*Exercise aim*. Only the lines from the one containing "Generate a Python" through the one containing "(125, 240, 12.5), (362, 240, 12.5), (594, 240, 12.5)]" should be duplicated, exactly as they appear. Pictures are to be left out.

*Working data*.
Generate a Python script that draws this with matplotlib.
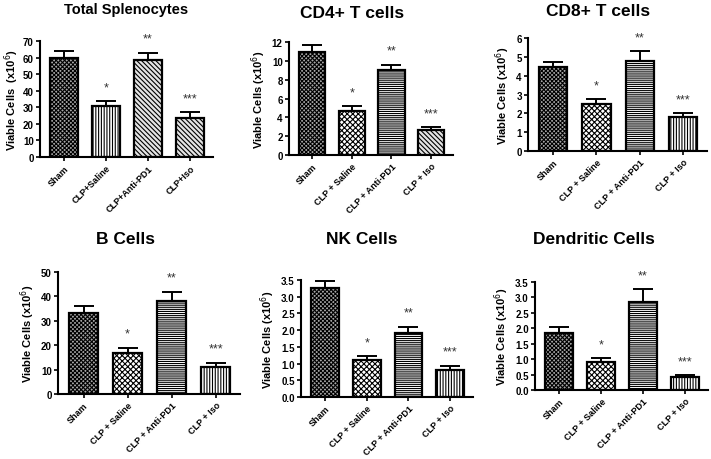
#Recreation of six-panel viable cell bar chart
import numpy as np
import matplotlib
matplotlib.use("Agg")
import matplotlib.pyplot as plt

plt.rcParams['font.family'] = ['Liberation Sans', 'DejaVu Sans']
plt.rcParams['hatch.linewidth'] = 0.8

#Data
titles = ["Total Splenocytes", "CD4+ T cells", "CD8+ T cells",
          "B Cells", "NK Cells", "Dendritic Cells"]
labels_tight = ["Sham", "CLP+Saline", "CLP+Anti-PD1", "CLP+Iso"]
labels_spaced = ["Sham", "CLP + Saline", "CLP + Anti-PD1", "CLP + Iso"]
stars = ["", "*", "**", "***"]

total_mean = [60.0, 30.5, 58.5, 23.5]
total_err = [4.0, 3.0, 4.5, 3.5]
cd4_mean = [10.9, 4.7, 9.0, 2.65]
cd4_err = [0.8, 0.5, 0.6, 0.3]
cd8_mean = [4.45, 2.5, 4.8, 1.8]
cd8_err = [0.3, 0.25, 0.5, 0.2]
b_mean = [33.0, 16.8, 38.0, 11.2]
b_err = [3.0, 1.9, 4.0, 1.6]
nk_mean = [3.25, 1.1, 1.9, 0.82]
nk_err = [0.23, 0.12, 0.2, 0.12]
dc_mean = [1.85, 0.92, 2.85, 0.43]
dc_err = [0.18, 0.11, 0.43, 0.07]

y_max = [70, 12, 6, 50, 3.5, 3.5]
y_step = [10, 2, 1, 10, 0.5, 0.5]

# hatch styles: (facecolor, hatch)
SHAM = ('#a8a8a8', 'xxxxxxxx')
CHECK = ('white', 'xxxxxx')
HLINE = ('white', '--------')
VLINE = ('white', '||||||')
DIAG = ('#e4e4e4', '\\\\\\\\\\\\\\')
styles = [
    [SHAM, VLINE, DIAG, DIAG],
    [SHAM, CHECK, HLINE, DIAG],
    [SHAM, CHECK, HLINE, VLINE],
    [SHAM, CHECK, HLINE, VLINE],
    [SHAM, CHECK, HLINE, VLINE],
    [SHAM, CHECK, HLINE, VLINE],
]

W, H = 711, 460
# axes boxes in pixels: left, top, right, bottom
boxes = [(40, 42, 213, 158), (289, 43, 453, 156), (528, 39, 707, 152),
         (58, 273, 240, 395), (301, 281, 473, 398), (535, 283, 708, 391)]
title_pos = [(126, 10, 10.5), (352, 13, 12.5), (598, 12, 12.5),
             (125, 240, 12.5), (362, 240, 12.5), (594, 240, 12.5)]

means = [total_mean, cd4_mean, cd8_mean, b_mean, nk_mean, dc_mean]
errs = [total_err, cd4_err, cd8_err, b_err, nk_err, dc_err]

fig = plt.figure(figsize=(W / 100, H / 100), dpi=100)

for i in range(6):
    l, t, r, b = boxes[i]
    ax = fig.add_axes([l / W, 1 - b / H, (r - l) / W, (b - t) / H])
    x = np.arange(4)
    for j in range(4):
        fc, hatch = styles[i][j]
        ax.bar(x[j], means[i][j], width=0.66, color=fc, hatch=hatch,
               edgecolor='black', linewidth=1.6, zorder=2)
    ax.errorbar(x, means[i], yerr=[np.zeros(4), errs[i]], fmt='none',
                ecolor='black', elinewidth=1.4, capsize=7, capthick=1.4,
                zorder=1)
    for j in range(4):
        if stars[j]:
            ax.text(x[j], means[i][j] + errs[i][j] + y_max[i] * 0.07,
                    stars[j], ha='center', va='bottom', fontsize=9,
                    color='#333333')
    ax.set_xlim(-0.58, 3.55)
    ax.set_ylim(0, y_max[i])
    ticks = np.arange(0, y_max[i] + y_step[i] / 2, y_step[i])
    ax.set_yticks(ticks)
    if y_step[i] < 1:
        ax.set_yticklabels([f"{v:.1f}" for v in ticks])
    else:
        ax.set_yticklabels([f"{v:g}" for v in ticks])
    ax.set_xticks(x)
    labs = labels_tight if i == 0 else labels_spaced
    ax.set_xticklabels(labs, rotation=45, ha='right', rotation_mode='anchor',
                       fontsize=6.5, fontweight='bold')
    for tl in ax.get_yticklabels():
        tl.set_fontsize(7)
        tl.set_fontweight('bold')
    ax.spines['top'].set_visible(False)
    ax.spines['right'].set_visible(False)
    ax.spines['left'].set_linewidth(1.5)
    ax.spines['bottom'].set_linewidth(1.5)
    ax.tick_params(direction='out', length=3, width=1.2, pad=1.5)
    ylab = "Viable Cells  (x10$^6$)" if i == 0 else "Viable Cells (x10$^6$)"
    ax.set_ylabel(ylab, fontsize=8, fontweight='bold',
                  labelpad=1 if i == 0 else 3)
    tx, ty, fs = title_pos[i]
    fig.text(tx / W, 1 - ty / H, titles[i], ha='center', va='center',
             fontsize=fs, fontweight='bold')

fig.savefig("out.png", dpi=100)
* * *
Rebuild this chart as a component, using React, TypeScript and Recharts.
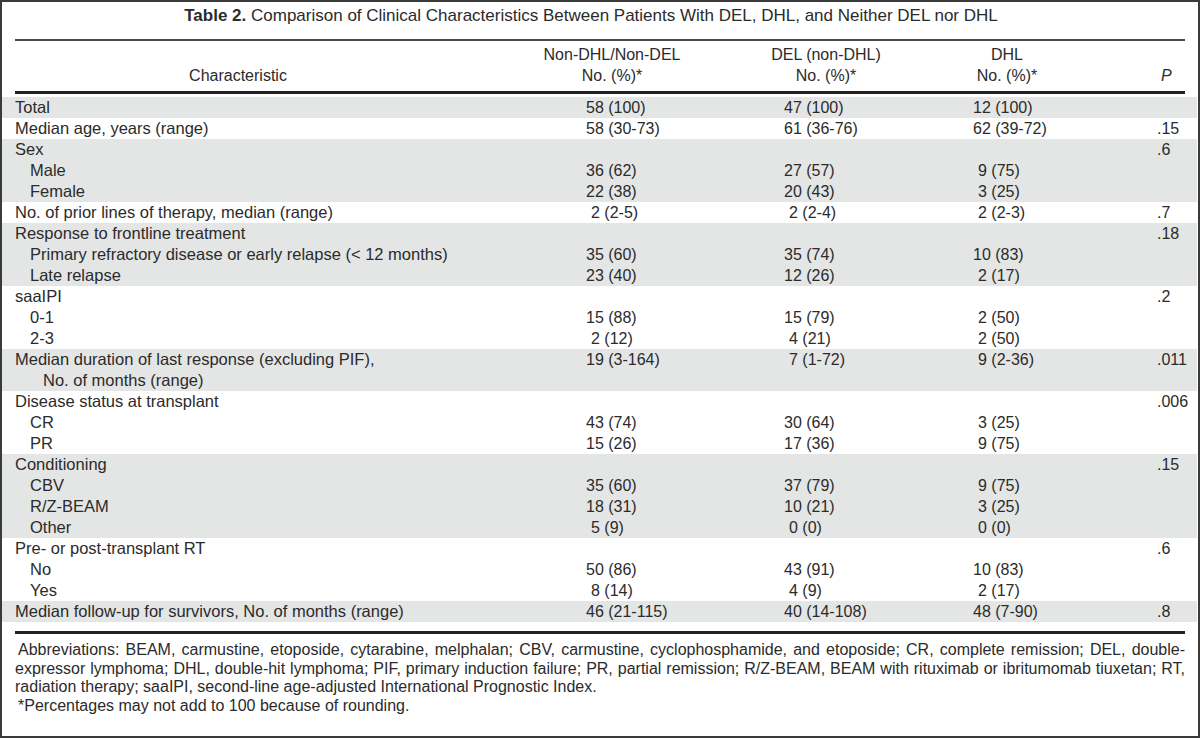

*Complete answer*.
Generate a Python script that draws this with matplotlib.
#Recreation of six-panel viable cell bar chart
import numpy as np
import matplotlib
matplotlib.use("Agg")
import matplotlib.pyplot as plt

plt.rcParams['font.family'] = ['Liberation Sans', 'DejaVu Sans']
plt.rcParams['hatch.linewidth'] = 0.8

#Data
titles = ["Total Splenocytes", "CD4+ T cells", "CD8+ T cells",
          "B Cells", "NK Cells", "Dendritic Cells"]
labels_tight = ["Sham", "CLP+Saline", "CLP+Anti-PD1", "CLP+Iso"]
labels_spaced = ["Sham", "CLP + Saline", "CLP + Anti-PD1", "CLP + Iso"]
stars = ["", "*", "**", "***"]

total_mean = [60.0, 30.5, 58.5, 23.5]
total_err = [4.0, 3.0, 4.5, 3.5]
cd4_mean = [10.9, 4.7, 9.0, 2.65]
cd4_err = [0.8, 0.5, 0.6, 0.3]
cd8_mean = [4.45, 2.5, 4.8, 1.8]
cd8_err = [0.3, 0.25, 0.5, 0.2]
b_mean = [33.0, 16.8, 38.0, 11.2]
b_err = [3.0, 1.9, 4.0, 1.6]
nk_mean = [3.25, 1.1, 1.9, 0.82]
nk_err = [0.23, 0.12, 0.2, 0.12]
dc_mean = [1.85, 0.92, 2.85, 0.43]
dc_err = [0.18, 0.11, 0.43, 0.07]

y_max = [70, 12, 6, 50, 3.5, 3.5]
y_step = [10, 2, 1, 10, 0.5, 0.5]

# hatch styles: (facecolor, hatch)
SHAM = ('#a8a8a8', 'xxxxxxxx')
CHECK = ('white', 'xxxxxx')
HLINE = ('white', '--------')
VLINE = ('white', '||||||')
DIAG = ('#e4e4e4', '\\\\\\\\\\\\\\')
styles = [
    [SHAM, VLINE, DIAG, DIAG],
    [SHAM, CHECK, HLINE, DIAG],
    [SHAM, CHECK, HLINE, VLINE],
    [SHAM, CHECK, HLINE, VLINE],
    [SHAM, CHECK, HLINE, VLINE],
    [SHAM, CHECK, HLINE, VLINE],
]

W, H = 711, 460
# axes boxes in pixels: left, top, right, bottom
boxes = [(40, 42, 213, 158), (289, 43, 453, 156), (528, 39, 707, 152),
         (58, 273, 240, 395), (301, 281, 473, 398), (535, 283, 708, 391)]
title_pos = [(126, 10, 10.5), (352, 13, 12.5), (598, 12, 12.5),
             (125, 240, 12.5), (362, 240, 12.5), (594, 240, 12.5)]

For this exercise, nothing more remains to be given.